February 7, 2004
WHERE THE DYNAMIC LIES:
Britain's gay (con)sensus (Jennie Bristow, February 6, 2004, Spiked)
It's official: hardly anybody in Britain is a homosexual. Government figures released on 3 February, based on the 2001 Census, showed that only 78,522 individuals identified themselves as living in a gay or lesbian relationship.Many have pointed out that this is markedly lower than British policy-makers' unofficial assumption that 'six percent are gay', let alone the one-in-10 statistic that was once claimed, based on the now-discredited 1948 Kinsey Report on sexual behaviour in the USA (1). Indeed: to accept these figures would mean that gay couples made up about 0.3 percent of all married or cohabiting couples. It's enough to make you wonder where they find all those TV presenters. [...]
In a feature article titled 'Where have all the gays gone?', several contributors to The Times (London) attempt to explain gays' aversion to revealing their sexuality to the Census. 'As far I am concerned sexuality exists as a kind of continuous line which runs from 100 percent heterosexual to 100 percent gay, and many people choose to spend different periods of their lives in a relationship which can occur at any point along that line', muses Jill Waters.

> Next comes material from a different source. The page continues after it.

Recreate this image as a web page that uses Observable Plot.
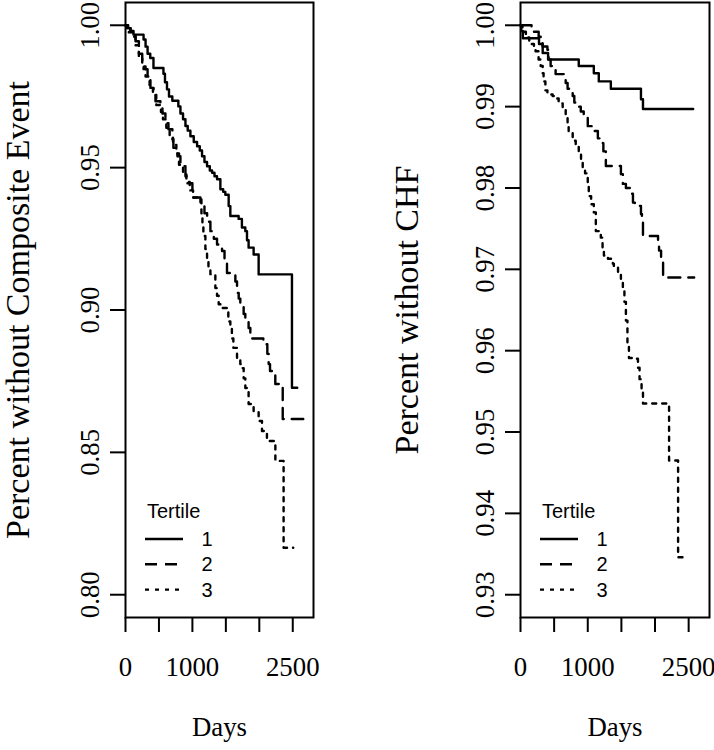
<!DOCTYPE html>
<html><head><meta charset="utf-8">
<script src="https://cdn.jsdelivr.net/npm/d3@7"></script>
<script src="https://cdn.jsdelivr.net/npm/@observablehq/plot@0.6"></script>
<style>
body{margin:0;background:#fff;}
#wrap{position:relative;width:714px;height:750px;display:flex;}
.panel{position:relative;width:357px;height:750px;}
.panel svg.leg{position:absolute;left:0;top:0;pointer-events:none;}
svg.kmplot text{font-family:'Liberation Serif','Times New Roman',serif !important;font-variant:normal !important;font-variant-numeric:normal !important;}
</style></head><body><div id="wrap"></div>
<script>
// ---------- data ----------
const xTicks = [0, 500, 1000, 1500, 2000, 2500];
const xTickLabels = ["0", "", "1000", "", "", "2500"];
const xTitle = "Days";

const compYTicks = [0.80, 0.85, 0.90, 0.95, 1.00];
const compYLabels = ["0.80", "0.85", "0.90", "0.95", "1.00"];
const compYTitle = "Percent without Composite Event";

const chfYTicks = [0.93, 0.94, 0.95, 0.96, 0.97, 0.98, 0.99, 1.00];
const chfYLabels = ["0.93", "0.94", "0.95", "0.96", "0.97", "0.98", "0.99", "1.00"];
const chfYTitle = "Percent without CHF";

const legendTitle = "Tertile";
const tertiles = ["1", "2", "3"];

const compT1Days = [0,30,75,120,270,300,330,370,418,567,590,620,650,700,790,821,860,896,930,970,1020,1070,1110,1144,1180,1219,1260,1294,1330,1368,1418,1460,1492,1542,1567,1691,1740,1791,1816,1840,1915,1990,2488,2567];
const compT1Surv = [1.000,0.999,0.998,0.9967,0.995,0.9925,0.990,0.9885,0.985,0.983,0.980,0.9775,0.975,0.9735,0.9715,0.969,0.967,0.9646,0.963,0.961,0.959,0.9575,0.956,0.954,0.952,0.9505,0.949,0.9482,0.947,0.9459,0.9424,0.9415,0.9405,0.9365,0.933,0.932,0.929,0.9277,0.9245,0.9219,0.9195,0.9125,0.8727,0.8727];

const compT2Days = [0,40,75,150,200,250,270,330,373,420,448,522,552,597,642,701,716,776,821,896,925,1000,1015,1120,1180,1220,1269,1320,1368,1443,1480,1517,1642,1667,1692,1716,1766,1791,1840,1866,2060,2120,2140,2160,2239,2350,2657];
const compT2Surv = [1.0,0.999,0.998,0.9944,0.990,0.987,0.9846,0.9814,0.978,0.976,0.9733,0.971,0.969,0.9656,0.9635,0.960,0.957,0.954,0.9505,0.947,0.9445,0.941,0.9395,0.937,0.934,0.931,0.9277,0.925,0.923,0.9207,0.917,0.913,0.910,0.906,0.904,0.902,0.8986,0.896,0.8937,0.890,0.888,0.8846,0.881,0.8786,0.874,0.8617,0.8617];

const compT3Days = [0,20,50,100,150,200,250,300,360,410,460,530,560,610,660,710,760,800,860,910,960,1010,1135,1150,1164,1194,1219,1240,1269,1343,1368,1393,1418,1537,1567,1590,1612,1667,1716,1741,1766,1791,1840,1915,1990,2040,2114,2240,2363,2507];
const compT3Surv = [1.0,0.999,0.9975,0.996,0.993,0.989,0.9855,0.982,0.979,0.9755,0.972,0.9695,0.967,0.964,0.961,0.958,0.955,0.951,0.948,0.945,0.942,0.9395,0.934,0.930,0.926,0.9214,0.918,0.915,0.9126,0.9077,0.905,0.902,0.9007,0.896,0.8937,0.890,0.8867,0.883,0.881,0.8796,0.876,0.8726,0.867,0.8645,0.861,0.8575,0.854,0.847,0.8165,0.8165];

const chfT1Days = [0,10,35,275,330,410,866,1090,1164,1343,1791,1821,2567];
const chfT1Surv = [1.0,0.9993,0.9984,0.9977,0.9966,0.9958,0.995,0.9941,0.9931,0.9922,0.9909,0.9897,0.9897];

const chfT2Days = [0,164,270,300,328,400,418,448,522,672,700,776,800,821,896,940,1000,1075,1150,1224,1232,1269,1493,1522,1567,1640,1672,1700,1791,1805,1821,2045,2060,2090,2120,2582];
const chfT2Surv = [1.0,0.9992,0.9986,0.998,0.9974,0.997,0.9958,0.995,0.994,0.9929,0.9922,0.9913,0.9905,0.990,0.9894,0.9888,0.9876,0.987,0.9861,0.9855,0.9845,0.9827,0.9817,0.9805,0.980,0.9793,0.9782,0.9778,0.9768,0.976,0.9741,0.9735,0.9723,0.9714,0.969,0.969];

const chfT3Days = [0,30,80,130,150,200,224,269,300,330,343,370,400,478,522,567,627,672,700,716,776,821,866,900,925,960,1000,1015,1050,1090,1120,1194,1220,1240,1300,1373,1388,1450,1493,1522,1545,1567,1590,1612,1672,1746,1770,1800,1821,2209,2343,2463];
const chfT3Surv = [1.0,0.9992,0.9985,0.998,0.9977,0.9974,0.9968,0.9958,0.995,0.9941,0.9931,0.992,0.9915,0.9913,0.991,0.9904,0.9897,0.9888,0.9875,0.9868,0.9858,0.9852,0.9843,0.9835,0.9825,0.9818,0.9802,0.979,0.978,0.977,0.9747,0.9739,0.9727,0.9717,0.9713,0.9707,0.9702,0.9695,0.9688,0.9677,0.966,0.9637,0.961,0.9591,0.959,0.9579,0.9565,0.955,0.9535,0.9465,0.9346,0.9346];

// ---------- styles ----------
const dashes = [null, "12,8", "4,6"];
const FS = 26.8;
const TITLE_FS = 34;
const LW = 2.4;
const SERIF = "'Liberation Serif', 'Times New Roman', serif";
const SANS = "'Liberation Sans', Arial, sans-serif";

function rows(days, surv) { return days.map((d, i) => ({day: d, surv: surv[i]})); }

function makePanel(cfg) {
  const marks = [
    Plot.axisX({ticks: xTicks, tickFormat: d => xTickLabels[xTicks.indexOf(d)], tickSize: 15, tickPadding: 24, strokeWidth: 2, fontSize: FS, fontFamily: SERIF, label: null}),
    Plot.axisY({ticks: cfg.yTicks, tickFormat: d => cfg.yLabels[cfg.yTicks.indexOf(d)], tickSize: 15, tickRotate: -90, tickPadding: 12, strokeWidth: 2, fontSize: FS, fontFamily: SERIF, label: null}),
    ...cfg.series.map((s, i) => Plot.line(rows(s[0], s[1]), {x: "day", y: "surv", curve: "step-after", stroke: "black", strokeWidth: LW, strokeDasharray: dashes[i]})),
    Plot.frame({stroke: "black", strokeWidth: 2}),
    Plot.text([cfg.yTitle], {text: d => d, frameAnchor: "left", textAnchor: "middle", rotate: -90, dx: cfg.titleDx, fontSize: TITLE_FS, fontFamily: SERIF}),
    Plot.text([xTitle], {text: d => d, frameAnchor: "bottom", textAnchor: "middle", dy: 118, fontSize: FS, fontFamily: SERIF})
  ];
  const chart = Plot.plot({
    className: "kmplot",
    width: 357, height: 750,
    marginTop: 2, marginBottom: 133, marginLeft: cfg.marginLeft, marginRight: cfg.marginRight,
    x: {domain: [0, 2810]},
    y: {domain: cfg.yDomain},
    style: {fontFamily: SERIF, background: "white", color: "black", overflow: "visible"},
    marks
  });
  chart.classList.add("kmplot");
  const div = document.createElement("div");
  div.className = "panel";
  div.appendChild(chart);
  // legend
  const ns = "http://www.w3.org/2000/svg";
  const svg = document.createElementNS(ns, "svg");
  svg.setAttribute("class", "leg");
  svg.setAttribute("width", 357); svg.setAttribute("height", 750);
  const L = cfg.marginLeft, B = 617;
  const t = document.createElementNS(ns, "text");
  t.setAttribute("x", L + 22); t.setAttribute("y", B - 106);
  t.setAttribute("dominant-baseline", "central");
  t.setAttribute("font-family", SANS);
  t.setAttribute("font-size", 20);
  t.textContent = legendTitle;
  svg.appendChild(t);
  tertiles.forEach((lab, i) => {
    const y = B - 78 + 25.3 * i;
    const ln = document.createElementNS(ns, "line");
    ln.setAttribute("x1", L + 20); ln.setAttribute("x2", L + 58);
    ln.setAttribute("y1", y); ln.setAttribute("y2", y);
    ln.setAttribute("stroke", "black"); ln.setAttribute("stroke-width", LW);
    if (dashes[i]) ln.setAttribute("stroke-dasharray", dashes[i]);
    svg.appendChild(ln);
    const tx = document.createElementNS(ns, "text");
    tx.setAttribute("x", L + 82); tx.setAttribute("y", y);
    tx.setAttribute("text-anchor", "middle");
    tx.setAttribute("dominant-baseline", "central");
    tx.setAttribute("font-family", SANS);
    tx.setAttribute("font-size", 20);
    tx.textContent = lab;
    svg.appendChild(tx);
  });
  div.appendChild(svg);
  return div;
}

const wrap = document.getElementById("wrap");
wrap.appendChild(makePanel({
  marginLeft: 125, marginRight: 44, yDomain: [0.792, 1.008],
  yTicks: compYTicks, yLabels: compYLabels, yTitle: compYTitle, titleDx: -107,
  series: [[compT1Days, compT1Surv], [compT2Days, compT2Surv], [compT3Days, compT3Surv]]
}));
wrap.appendChild(makePanel({
  marginLeft: 163, marginRight: 5, yDomain: [0.9272, 1.0028],
  yTicks: chfYTicks, yLabels: chfYLabels, yTitle: chfYTitle, titleDx: -113,
  series: [[chfT1Days, chfT1Surv], [chfT2Days, chfT2Surv], [chfT3Days, chfT3Surv]]
}));
</script></body></html>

Robbie Millen puts it more bluntly. 'A lot of gays have the morals of tomcats', he says. The '"gay lifestyle" doesn't exactly conspire to lash couples together'. He continues: 'Some would rather be married to promiscuity than have a loving, faithful relationship.' And what is new, or wrong with that? If a minority in society choose to opt out of the 'normal' moral framework, by having a good time and refusing to procreate, it's hardly going to bring everything crashing down. For decades, gays have suffered from official interference into their relationships and demands to conform to the social and sexual norm. That society should now let them have the morals of tomcats if that's what they want should be a step forward, of sorts.
Except that's not where the dynamic lies today. As gay becomes the new straight, with young heterosexuals eschewing monogamy and domesticity for singledom and nights on the town, desperate officials find themselves looking elsewhere for some kind of model of the functional family. Having expended countless calories portraying the normal family - Mum, Dad, marriage, kids - as a site of domestic abuse, poor parenting and relationship breakdown, the authorities have something of a struggle in trying to paint an ideal adult relationship, when this seems to clash so badly with the presumed reality of heterosexual monogamy. So they make something else up, instead.
Whether it is the government's Women and Equality Unit putting the case for gay marriage, or the chair of the IVF regulatory body singing the praises of gay parents, or the census trying so very hard to recognise gay couples as a legitimate household unit, today's officials seem to find it much easier to present a positive picture of long-term monogamous gay relationships than straight ones. It's not surprising really - given that nobody knows anything about gay households, gay marrieds or gay parents, they can be imbued with all kinds of friendly, affectionate, non-threatening qualities, without anybody offering an alternative reality.
How much of your society are you willing to damage to benefit so few, so divergent from your culture? Posted by Orrin Judd at February 7, 2004 6:10 AM
Precisely. This is where the counter-progressive fantasy of the Rawlsian "worst-off class" calculus takes us: the deviant, dysfunctional tail must wag the healthy dog.